• THE EXERCISE:
Print the lines of the listing below verbatim from its first line through the line bearing "plt.rcParams['font.family'] = ['DejaVu Sans']". Any pictures are to be omitted.
(begin)
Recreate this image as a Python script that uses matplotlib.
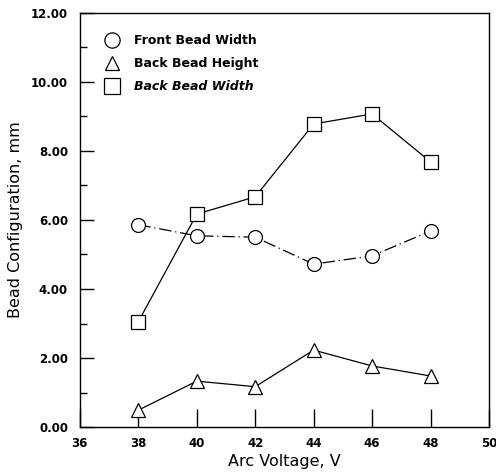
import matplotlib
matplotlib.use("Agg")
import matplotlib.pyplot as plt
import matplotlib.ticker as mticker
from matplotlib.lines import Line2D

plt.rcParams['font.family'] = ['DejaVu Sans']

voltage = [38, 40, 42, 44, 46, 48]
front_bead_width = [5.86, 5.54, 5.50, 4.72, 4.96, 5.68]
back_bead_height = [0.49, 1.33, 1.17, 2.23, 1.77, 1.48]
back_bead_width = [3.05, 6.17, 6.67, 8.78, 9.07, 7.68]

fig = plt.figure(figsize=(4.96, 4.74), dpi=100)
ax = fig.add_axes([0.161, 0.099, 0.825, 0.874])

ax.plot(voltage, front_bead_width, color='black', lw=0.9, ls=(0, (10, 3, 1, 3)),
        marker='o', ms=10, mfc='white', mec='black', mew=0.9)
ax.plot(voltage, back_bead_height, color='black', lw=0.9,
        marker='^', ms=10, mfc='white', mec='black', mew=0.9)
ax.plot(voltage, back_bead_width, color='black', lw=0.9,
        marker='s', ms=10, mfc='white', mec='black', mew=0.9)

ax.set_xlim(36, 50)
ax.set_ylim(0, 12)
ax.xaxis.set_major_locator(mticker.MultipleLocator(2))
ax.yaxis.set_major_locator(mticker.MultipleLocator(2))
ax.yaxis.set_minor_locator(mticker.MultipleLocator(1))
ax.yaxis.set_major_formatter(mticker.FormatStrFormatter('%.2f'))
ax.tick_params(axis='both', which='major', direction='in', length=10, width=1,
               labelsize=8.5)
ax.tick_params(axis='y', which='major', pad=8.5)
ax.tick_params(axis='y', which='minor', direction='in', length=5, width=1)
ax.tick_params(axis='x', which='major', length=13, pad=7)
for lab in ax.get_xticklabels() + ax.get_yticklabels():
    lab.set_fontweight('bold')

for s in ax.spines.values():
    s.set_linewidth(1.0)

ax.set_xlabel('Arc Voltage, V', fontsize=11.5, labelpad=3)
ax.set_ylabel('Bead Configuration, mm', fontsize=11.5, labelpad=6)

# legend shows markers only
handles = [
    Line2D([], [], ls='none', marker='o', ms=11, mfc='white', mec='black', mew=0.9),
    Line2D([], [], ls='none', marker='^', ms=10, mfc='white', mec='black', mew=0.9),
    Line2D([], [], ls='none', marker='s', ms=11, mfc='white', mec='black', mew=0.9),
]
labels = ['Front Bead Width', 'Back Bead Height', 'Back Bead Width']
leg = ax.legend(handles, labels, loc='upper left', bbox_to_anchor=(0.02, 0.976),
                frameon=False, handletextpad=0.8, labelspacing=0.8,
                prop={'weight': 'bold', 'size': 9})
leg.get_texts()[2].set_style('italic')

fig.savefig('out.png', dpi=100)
(end)
• FINISHED EXERCISE:
Recreate this image as a Python script that uses matplotlib.
import matplotlib
matplotlib.use("Agg")
import matplotlib.pyplot as plt
import matplotlib.ticker as mticker
from matplotlib.lines import Line2D

plt.rcParams['font.family'] = ['DejaVu Sans']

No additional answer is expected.